As foreclosure cases now move into trials, the real question develops whether we are going to protect our long-developed rules of evidence and substantive law or we’re going to flush hundreds of years of rules on evidence and procedure down the toilet.  We’re either going to enforce consistent rules about who can testify and continue to require witnesses to have personal knowledge and confirm that documents and evidence and records are accurate and authentic or we’re all going to stand beside and allow false evidence and impermissible testimony from witnesses to be part of our court system….goodbye Due Process, goodbye the Rule of Law, hello Legal Anarchy! And because this is indeed happening all across the country, the question is:

How did we all sit back and actively participate in the destruction of our nation’s legal system?

Because if you sit in foreclosure courtrooms and watch these files move through the system, you are watching what was the world’s most respected legal system be destroyed.

The biggest lie that persists across this nation is the bankster attorneys waving around a blank endorsement on a promissory note and claiming this gives them the right to come into court and take our homes.


Warriors need to fight every single foreclosure case and push back against this anarchy…..
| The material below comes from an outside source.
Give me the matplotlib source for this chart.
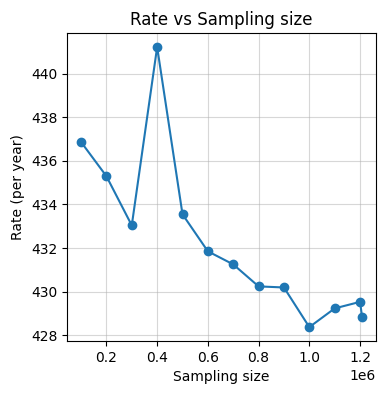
import matplotlib
matplotlib.use("Agg")
import matplotlib.pyplot as plt

# sampling sizes and the rate estimated at each
sampling_size = [100000, 200000, 300000, 400000, 500000, 600000, 700000,
                 800000, 900000, 1000000, 1100000, 1200000, 1208000]
rate = [436.87, 435.30, 433.04, 441.23, 433.55, 431.85, 431.25,
        430.24, 430.19, 428.37, 429.23, 429.53, 428.83]

fig = plt.figure(figsize=(3.85, 3.93), dpi=100)
plt.subplots_adjust(left=0.174, right=0.977, top=0.916, bottom=0.132)
plt.plot(sampling_size, rate, marker='o')
plt.title('Rate vs Sampling size')
plt.xlabel('Sampling size')
plt.ylabel('Rate (per year)')
plt.grid(alpha=0.5)
plt.savefig('out.png')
Some details behind this from Max Gardner’s Bootcamp:

Article 3 of the Uniform Commercial Code carries forward and codifies venerable commercial law rules developed over several centuries during which negotiable instruments played a much different role in commerce than they do today. As stated by Grant Gilmore, Article 3 is not unlike a “museum of antiquities — a treasure house crammed full of ancient artifacts whose use and function have long since been forgotten.” Grant Gilmore, Formalism and the Law of Negotiable Instruments, 13 Creighton L. Rev. 441, 461 (1979). His following quotation is apt and often-repeated: “codification . . . preserve[d] the past like a fly in amber”.
In addition, Article 3 does not purport to govern completely the manner in which those ownership interests are transferred. For the rules governing those types of property rights, Article 9 provides the substantive law.17 UCC § 9-109(a)(3) (Article 9 “applies to . . . a sale of . . . promissory notes”). Article 9 includes rules, for example, governing the effect of the transfer of a note on any security given for that note such as a mortgage or a deed of trust. As a consequence, Article 9 must be consulted to answer many questions as to who owns or has other property interest in a promissory note. From this it follows that the determination of who holds these property interests will inform the inquiry as to who is a real party in interest in any action involving that promissory note.